Taiwan’s recent pension reforms show that sometimes political (and legal) dilemmas can only be solved by determined leadership. Tsai Ing-wen has used her mandate to implement necessary, though controversial, reforms through democratic means. She has absorbed both the criticism and the responsibility. A constitutional interpretation has not yet been called, but it is a possibility enshrined in Taiwan’s  law. Radical groups have threatened the government and individual politicians with violence, and some KMT politicians have claimed that Taiwan is turning into a dictatorship. But opponents to pension reform should respect democratic procedure and the public’s support  for pension reform, using legitimate channels to air their dissatisfaction and argue rationally to challenge the government’s position.

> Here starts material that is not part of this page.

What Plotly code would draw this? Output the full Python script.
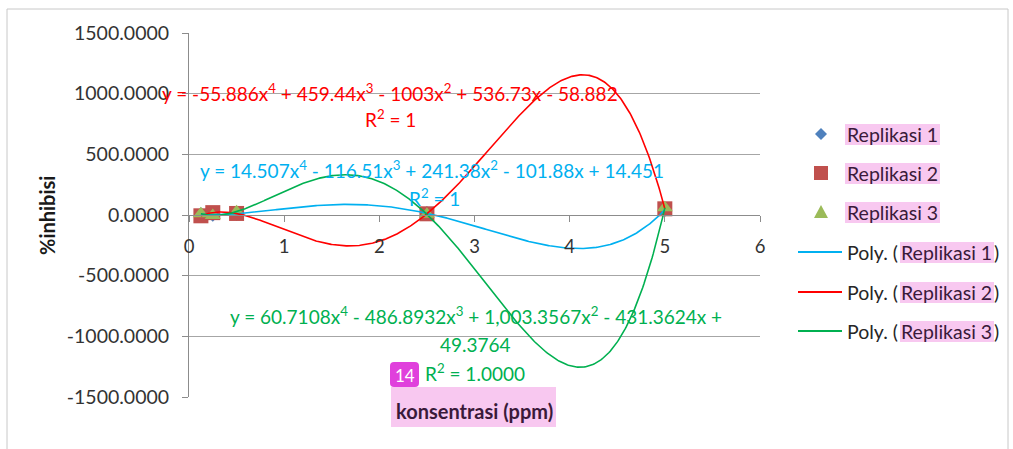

Gunter Schubert is Chair Professor of Greater China Studies and the director of the European Research Center on Contemporary Taiwan (ERCCT) at the University of Tübingen. Image Credit: CC by Office of the President of the Republic of China (Taiwan)/Flickr. 

One comment

  1. Thanks to Gunter Shubert for analyzing the contentious issue of retirement and benefits reform for government employees in Taiwan. However, the article does not make quite clear what is “annual 18-percent preferential interest rate on the payments to civil servants”. My understanding, which is not definitely correct, is that they have been given 18% interest on retirement savings, an incredible handout given that even long term post office accounts yield less than 2%. And also government employees were able to get mortgages for 3%. So again, my limited understanding, this is in effect a regressive income effect, i.e. those who can save more because of higher incomes get even more. Tsai’s reform does somewhat protect those with lower income and retirement benefits, by the way. A professor I know who is retiring this year with about 25 years in teaching will get, just from the 18% interest, NT$30,000 a month, which is more than new college graduates can expect for salary. … I would like to see more of the overall fiscal effect, and also the effect by income, for government employees.